Life has been going fast lately and I feel a little blown away by… Well, everything. Good or bad? Definitely some of both!
For starters, I’m having a moderately good grip on my blood sugar levels. They crash pretty quickly when I do some moderate exercise, but I still have weird and unexplained peaks every now and then. (That might be my pancreas struggling.) Overall though, I noticed my own tests’ averages have gone down from 9.5 to 7.5 (mmol/l) which includes fasting values and peak meal values. Not too shabby!
I still have bad days where my mental state just breaks down and I get stuck in my downward spirals. Unexpected events still do a big number on me and that sucks. Doing too many things (even just shopping) tires me out so badly I’m down for a couple of days afterwards.
The good news is I’m able to focus on positive tasks again! I had a meeting with my friend/client to discuss the future of my VA job with her and we struck a compromise. I got the equivalent of a promotion with the condition that I can take sick days when needed as long as I properly communicate this to her. She has other assistants for backup in case I get overwhelmed so I can still do my tasks and have the other assistants pick up the overflow. The great thing about this is that the small projects that come in become my projects so that she can focus on the ever growing number of large projects that focus more on programming.
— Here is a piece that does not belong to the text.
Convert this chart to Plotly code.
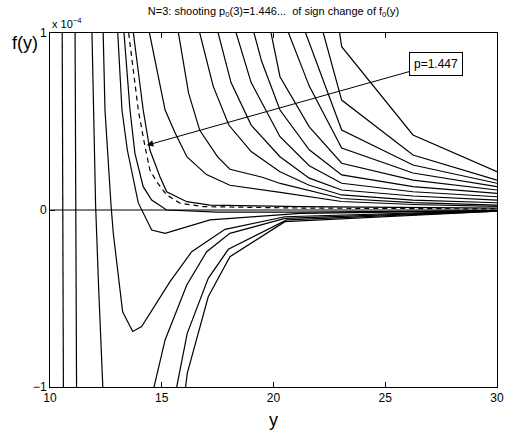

She’ll take care of all the client communication to avoid the stress of dealing with clients (the main reason I only want to work with professional freelancers are the regular clients).
All of this is pretty damn exciting! She never really put pressure on me in the past, but I did feel pressured by seeing ‘no way out’ when I had too much on my plate and I felt horrible putting a dent in her project progress, which became a bit of a self fulfilling prophecy as it stressed me out. I dropped projects and hid in a corner feeling ashamed and inadequate. There’s a noticeable difference in my coping ability now that I know there are people in the background who’ll pick up what I can’t do so that the projects don’t end up jeopardized. I’m breezing through the tasks she has for me and it feels awesome.
I feel so incredibly lucky and fuzzy that she stuck with me through thick and thin and works with me to make everything work out. Anyone else would have found this to be bothersome and dropped me (like all of my previous employers) but she likes my work so much it was evidently worth it to find a balance. I’m so thrilled I can help her and help myself at the same time!